Cleveland Browns safety Grant Delpit saw his 2020 season come to an end almost before it had truly begun.
As soon as Delpit, the team’s second-round selection in the 2020 NFL Draft, suffered a torn Achilles tendon during a training camp practice in late August, it was clear he was done for the year.
While there was never a high risk that Delpit would not return this season, there has been a legitimate concern that he would not return as the same player.
A 2011 study in the Journal of Orthopaedic & Sports Physical Therapy looked at the impact on players from 1997 to 2002 who suffered an Achilles injury and discovered that there could be a long-term impact:
Unfortunately, these injuries likely represent career-altering and often career-ending events for professional athletes, as one third of the players who sustain an Achilles tendon rupture in the NFL never return back to competition. The remaining two thirds, who are able to return back to play in the NFL following Achilles tendon repair, require approximately 11 months of rehabilitation. Moreover, these returning players experience a greater than 50% reduction in their power ratings, which is a measure of performance using statistics gathered during game play (eg, passing and rushing yards for an offensive player and tackles and interceptions for a defensive player).

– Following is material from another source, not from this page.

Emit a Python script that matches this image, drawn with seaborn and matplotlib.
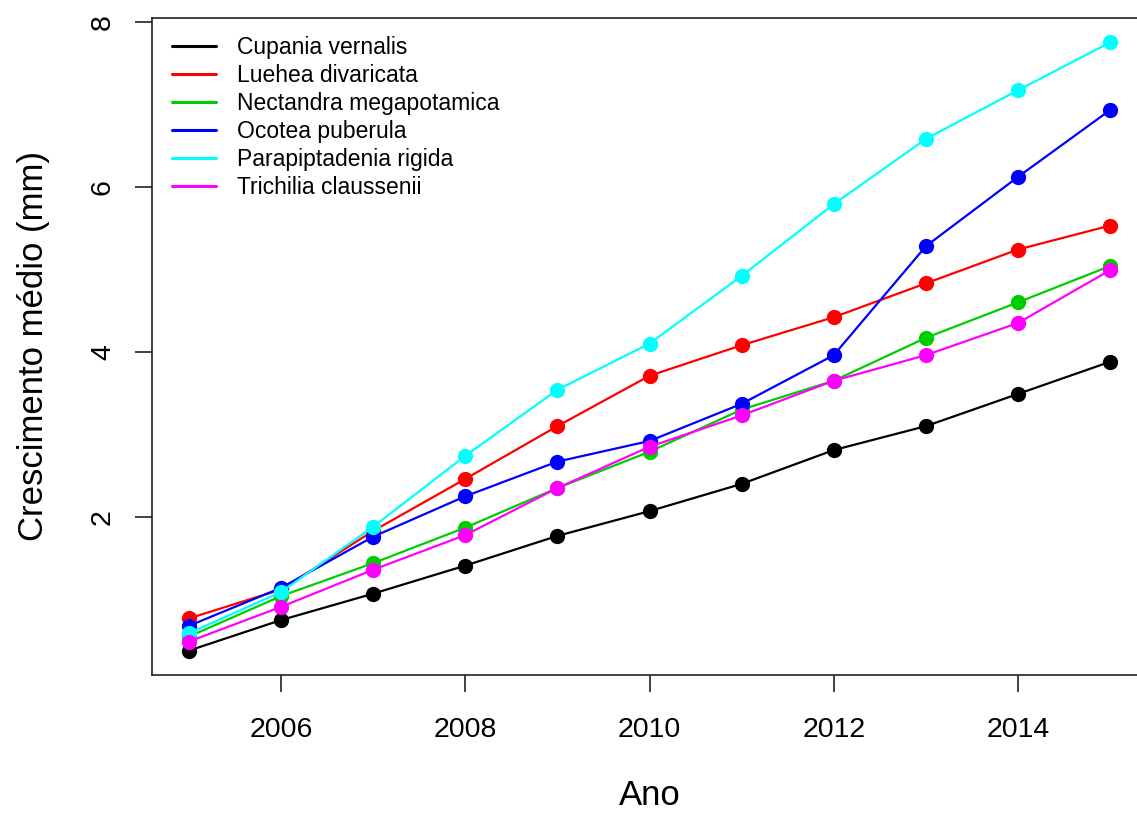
import pandas as pd
import matplotlib.pyplot as plt
import seaborn as sns
from matplotlib.lines import Line2D

years = [2005, 2006, 2007, 2008, 2009, 2010, 2011, 2012, 2013, 2014, 2015]
especies = ['Cupania vernalis', 'Luehea divaricata', 'Nectandra megapotamica',
            'Ocotea puberula', 'Parapiptadenia rigida', 'Trichilia claussenii']
cupania = [0.38, 0.75, 1.07, 1.41, 1.77, 2.07, 2.40, 2.81, 3.10, 3.49, 3.88]
luehea = [0.77, 1.12, 1.83, 2.46, 3.10, 3.71, 4.08, 4.42, 4.83, 5.24, 5.53]
nectandra = [0.55, 1.04, 1.44, 1.87, 2.35, 2.79, 3.30, 3.65, 4.17, 4.60, 5.04]
ocotea = [0.68, 1.14, 1.76, 2.25, 2.67, 2.92, 3.37, 3.96, 5.28, 6.12, 6.93]
parapiptadenia = [0.59, 1.09, 1.88, 2.74, 3.54, 4.10, 4.92, 5.79, 6.58, 7.17, 7.75]
trichilia = [0.49, 0.91, 1.36, 1.78, 2.35, 2.85, 3.23, 3.65, 3.96, 4.35, 4.99]
cores = ['#000000', '#FF0000', '#00CD00', '#0000FF', '#00FFFF', '#FF00FF']

df = pd.DataFrame({'Ano': years, especies[0]: cupania, especies[1]: luehea,
                   especies[2]: nectandra, especies[3]: ocotea,
                   especies[4]: parapiptadenia, especies[5]: trichilia})
df_long = df.melt(id_vars='Ano', var_name='Especie', value_name='Crescimento')

sns.set_style('white')
plt.rcParams['font.family'] = ['Liberation Sans', 'DejaVu Sans']
plt.rcParams['text.color'] = 'black'
plt.rcParams['axes.labelcolor'] = 'black'
plt.rcParams['xtick.color'] = 'black'
plt.rcParams['ytick.color'] = 'black'

fig = plt.figure(figsize=(11.37, 8.14), dpi=100)
ax = fig.add_axes([0.1337, 0.1708, 0.8751, 0.8071])

sns.lineplot(data=df_long, x='Ano', y='Crescimento', hue='Especie',
             hue_order=especies, palette=cores, marker='o', markersize=11,
             markeredgewidth=0, linewidth=1.6, legend=False, ax=ax)

ax.set_xlim(2004.6, 2015.4)
ax.set_ylim(0.085, 8.045)
ax.set_xticks([2006, 2008, 2010, 2012, 2014])
ax.set_yticks([2, 4, 6, 8])
ax.tick_params(axis='both', direction='out', length=12, width=1.2,
               color='#222222', labelsize=20.5, left=True, bottom=True)
ax.tick_params(axis='x', pad=18.5)
ax.tick_params(axis='y', pad=14, labelrotation=90)
for lab in ax.get_yticklabels():
    lab.set_va('center')
for s in ax.spines.values():
    s.set_color('#222222')
    s.set_linewidth(1.2)

ax.set_xlabel('Ano', fontsize=25)
ax.set_ylabel('Crescimento médio (mm)', fontsize=25)
ax.xaxis.set_label_coords(0.5, -0.158)
ax.yaxis.set_label_coords(-0.103, 0.5)

handles = [Line2D([], [], color=c, linewidth=2.2) for c in cores]
ax.legend(handles, especies, loc='upper left', bbox_to_anchor=(0.004, 0.9976),
          frameon=False, fontsize=16.5, handlelength=1.92, handletextpad=0.9,
          labelspacing=0.22, borderpad=0.2)

plt.savefig('out.png', dpi=100)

That is not promising; however, there have been medical advances since that study was published that might put Delpit’s situation in a more positive light.
Stephen Holder at The Athletic recently took a look at the situation with the Indianapolis Colts, who lost running back Marlon Mack and safety Malik Hooker to torn Achilles last season, selected Dayo Odeyingbo in the second round of the 2021 NFL Draft even though he suffered an Achilles prior to the draft, and signed left tackle Eric Fisher in free agency despite Fisher tearing his Achilles in the AFC Championship Game.
Holder spoke with several orthopedic specialists about the nature of the injuries and one positive takeaway is that the rehab process for Achilles injuries has improved in recent years, according to Dr. Tim Kremchek, an orthopedic surgeon and the medical director for the Cincinnati Reds:
“The way it used to be 10 years ago is that coming back from an Achilles took 11 or 12 months. Now, it seems, the sooner you push them, you could be looking at a six- to eight-month period. It depends on the position you play and how your rehab goes. But it can be six to eight months, which is accelerated by 50 percent. And the results have been just as good.
The key to that is we used to put people in casts or boots for six to eight weeks after an Achilles tear just to let it heal. Well, they would atrophy, get weak and take forever getting their strength and power back. Now, 72 hours after surgery we’re already doing range-of-motion exercises and it tends to heal faster. So, yes, there is a faster return because of quicker, more aggressive rehab after surgery, and doing the surgical procedure relatively quickly after the injury rather than waiting.”
Another key indicator is how quickly players hit certain milestones in their rehab. While it is not a hard-and-fast rule, having full range of motion and being able to walk normally after three months is a positive sign, according to Kremchek:
“What happens at three months is, No. 1, (you can tell) what’s the strength of the Achilles and what’s the length. The biggest problem you have with fixing an Achilles is that you have to fix it at the right length. If you fix it and it heals and it’s too long, you might never have the power and the push-off strength. It’s very difficult to get back to that level. But by three months, you can tell whether they’ve got the proper length and the proper healing process to give you a better prognosis. If you don’t have that, then the chance of recovering at the same level is going to be much less.”
It is not clear where Delpit was at the three-month mark, a story on the team’s website from November 10, 2020 - roughly 10 weeks into his rehab - reported that Delpit was still in a “big walking boot” and was only able to do upper-body workouts. But, again, having full range of motion at the three-month mark is just one step in the process, so drawing any negative conclusions here is likely not justified.
The biggest takeaway is that the injured player’s position matters. Linemen like Fisher and Odeyingbo have a bit of an easier time because their roles do not require as much jumping or twisting, for example, as some other positions.
That might be a concern for someone playing the safety position, as Dr. Jan Szatkowski, an orthopedic surgeon at IU Health in Indianapolis and an assistant professor at Indiana University School of Medicine, pointed out:
“It’s not only the sport-specific. It’s position-specific. I get very concerned when a running back has this type of injury because of the amount of cutting they do, the quick moves that they need to do. That’s what the research has shown. Players like linebackers and running backs, though they can still return to the sport, they tend to not be the same as they were prior to the injury.”
The news out of Berea about Delpit’s rehab has consistently been positive and after participating on a limited basis during voluntary OTAs and the mandatory minicamp, he is expected to be ready to go when training camp opens in late July.
That is all positive, as it the fact that over the past five years, according to Kremchek, more than 80 percent of NFL players have returned from Achilles injuries and their long-term prospects appear to be good.
Which is good news for Delpit and the Browns.